#95. Grand Prix Montreal (Saturday, March 15, 2014)
What was your best day…of doing well at something, despite not being the best?
Despite having gotten into competitive Magic: The Gathering pretty late and still being fairly casual, I had always been a good player in the Limited formats (i.e. when you use the cards you open then and there, rather than build your own super-powerful decks beforehand, #113). My best performance was at Grand Prix Montreal 2014.
Grand Prix were big open events that were held across the world about 40 times a year. They were huge events: over 2000 people, including a large number of professional players, took part in the main tournament. Back when they were around, each year there’d be about one Limited format Grand Prix within a driving distance from me.
Grand Prix Montreal 2014 was taking place only two weeks after I had moved back to Canada for my job. Perfect. So on this Saturday morning at six, my brother1 and I loaded up into the car for a two-hour drive to Montreal and a full day of Magic.
The Grand Prix was being held on the top floor of the Palais des Congres—this giant convention center in downtown. And at events like this, they don’t mess around. Right at the start, everybody has to go through this complicated, hour-long card-checking process to eliminate any possibility of cheating. Also, the Rules Enforcement Level is “Competitive”, meaning you can get automatic Game Losses/Disqualifications for minor play errors (i.e. the type of things that happen at least a dozen times in a game of casual Magic).
For this event, we used packs from the most recent set of cards: Born of the Gods. I ended up building a green-white deck around my three Akroan Skyguards that I thought was really good. I won my first three best-of-three matches (two against guys from Boston), which got me pretty excited to start. But then I lost the next match that I maybe could have won had I played perfectly, then lost the next match (to a guy who worked at my local store) because I got “mana-screwed”.
For the Grand Prix, the cut-off for Day 2 (which narrowed it down to 200 or so players) was 7-2 or better. So I now had to win my next four matches.
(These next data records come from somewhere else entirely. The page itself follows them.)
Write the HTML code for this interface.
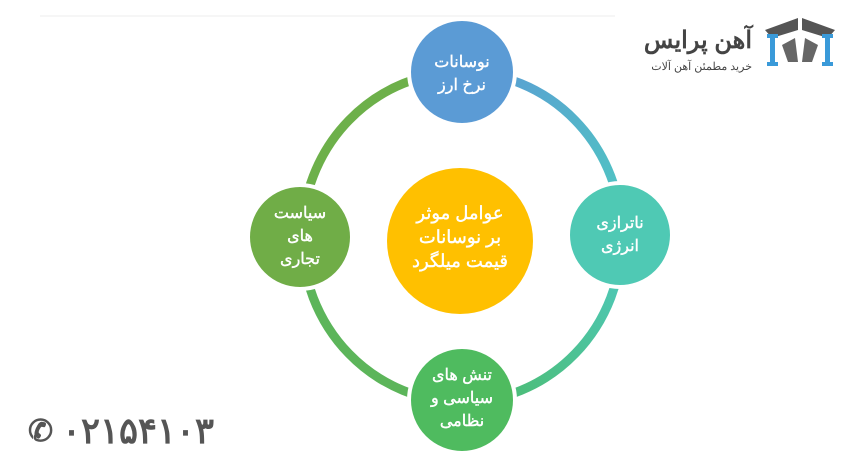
<!DOCTYPE html>
<html><head><meta charset="utf-8"><style>
body{margin:0;background:#fff;width:863px;height:461px;overflow:hidden;font-family:"Liberation Sans","Noto Sans CJK SC",sans-serif}
</style></head><body>
<svg width="863" height="461" viewBox="0 0 863 461" xmlns="http://www.w3.org/2000/svg">
<line x1="40" y1="16" x2="615" y2="16" stroke="#eee" stroke-width="1"/>
<defs>
<linearGradient id="g1" x1="0" y1="0" x2="1" y2="1"><stop offset="0" stop-color="#5b9bd5"/><stop offset="1" stop-color="#4ec9c0"/></linearGradient>
<linearGradient id="g2" x1="1" y1="0" x2="0" y2="1"><stop offset="0" stop-color="#4ec9c0"/><stop offset="1" stop-color="#4cbb6a"/></linearGradient>
</defs>
<path d="M462,72 A160,165 0 0 1 622,237" fill="none" stroke="url(#g1)" stroke-width="9"/>
<path d="M622,237 A160,165 0 0 1 462,402" fill="none" stroke="url(#g2)" stroke-width="9"/>
<path d="M462,402 A160,165 0 0 1 302,237" fill="none" stroke="#5cb55a" stroke-width="9"/>
<path d="M302,237 A160,165 0 0 1 462,72" fill="none" stroke="#6db04a" stroke-width="9"/>
<g stroke="#fff" stroke-width="4">
<circle cx="462" cy="72" r="53" fill="#5b9bd5"/>
<circle cx="620" cy="235" r="52" fill="#4fc9b4"/>
<circle cx="462" cy="400" r="53" fill="#4fbb5f"/>
<circle cx="300" cy="237" r="52" fill="#70ad47"/>
</g>
<circle cx="460" cy="241" r="73" fill="#ffc000"/>
<g fill="#fff" font-size="16" text-anchor="middle" stroke="#fff" stroke-width="0.4" font-family="'Liberation Sans','Noto Sans CJK SC',sans-serif">
<text x="462" y="67">نوسانات</text><text x="462" y="90">نرخ ارز</text>
<text x="620" y="228">ناترازی</text><text x="620" y="251">انرژی</text>
<text x="462" y="380">تنش های</text><text x="462" y="403">سیاسی و</text><text x="462" y="426">نظامی</text>
<text x="300" y="218">سیاست</text><text x="300" y="241">های</text><text x="300" y="264">تجاری</text>
<g font-size="18"><text x="460" y="219">عوامل موثر</text><text x="460" y="243">بر نوسانات</text><text x="460" y="267">قیمت میلگرد</text></g>
</g>
<text x="752" y="48" font-size="24" font-weight="bold" fill="#444" text-anchor="end">آهن پرایس</text>
<text x="752" y="70" font-size="11" fill="#444" text-anchor="end">خرید مطمئن آهن آلات</text>
<g>
<polygon points="765,30 798,18 798,30 772,38" fill="#555"/>
<polygon points="835,30 802,18 802,30 828,38" fill="#555"/>
<polygon points="782,45 795,38 798,62 788,62" fill="#666"/>
<polygon points="818,45 805,38 802,62 812,62" fill="#666"/>
<rect x="767" y="34" width="11" height="4" fill="#3a9ad9"/><rect x="770" y="34" width="5" height="30" fill="#3a9ad9"/><rect x="767" y="62" width="11" height="4" fill="#3a9ad9"/>
<rect x="822" y="34" width="11" height="4" fill="#3a9ad9"/><rect x="825" y="34" width="5" height="30" fill="#3a9ad9"/><rect x="822" y="62" width="11" height="4" fill="#3a9ad9"/>
</g>
<text x="28" y="441" font-size="30" font-weight="bold" fill="#555">✆</text>
<text x="62" y="443" font-size="36" font-weight="bold" fill="#555" textLength="152" lengthAdjust="spacingAndGlyphs">۰۲۱۵۴۱۰۳</text>
</svg>
</body></html>
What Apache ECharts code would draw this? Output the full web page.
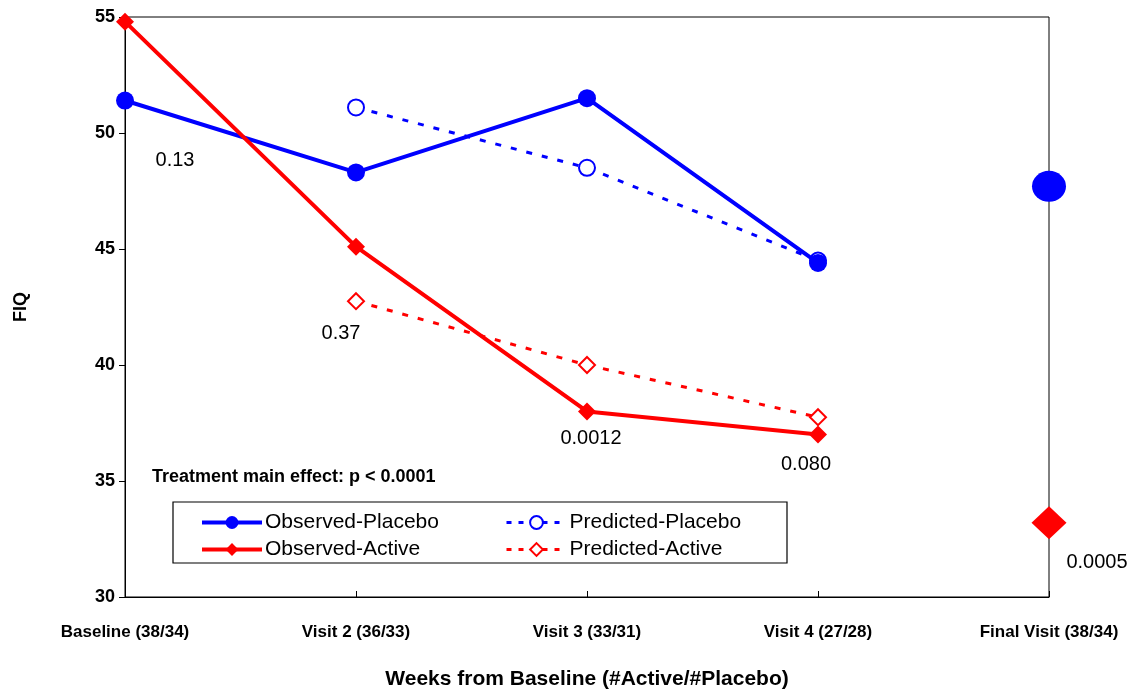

The next match I won in two games against this guy from Quebec City. (I ended it with a powerful card, Fated Retribution, that destroyed everything on his board. His shocked response: “Je ne savais pas que tu avais un Fated Retribution” [I didn’t know you had a Fated Retribution].) The next one I won was against one of those marginal pro players from Madison, Wisconsin2 who had a bunch of byes but had gotten unlucky with the cards he opened. So, I was 5-2 now. Two wins to go—although a massive stomachache had come on (there were no food breaks, and I forgot to bring snacks).
My next round was against this guy named Alex Lam. And he was extremely well-versed in the rules and their nuances3. And as usual for a competitive player, he announced his actions really fast; you really had to try to slow down the game to your own pace, otherwise, if you didn’t respond with the exact right word to any one of them, it was implied that you had taken some game action that you hadn’t intended to take. So that’s basically what happened: I messed up a critical interaction late in the first game, and lost. I then lost the second game, and that was it. (At that point, I was ready to collapse after a full day of extreme mental focus.)
Still, all things considered, 389th out of 1,603 wasn’t so bad.
- Who ended up placing in the middle of the pack, with two wins and three losses, which was pretty good for a fifteen-year-old. (He then did better than me at the Grand Prix in Ottawa later that year.)
- Oddly, the Magic hotspot, with about half the top American pros at the time shared a testing house.
- Magic, as the original trading card game, got developed with a very, very loose set of rules. They cleaned it up in the years since, but the original framework has a lot of unusual legacy aspects that make the rules a very complicated thing to navigate (the Comprehensive Rules is 242 pages long).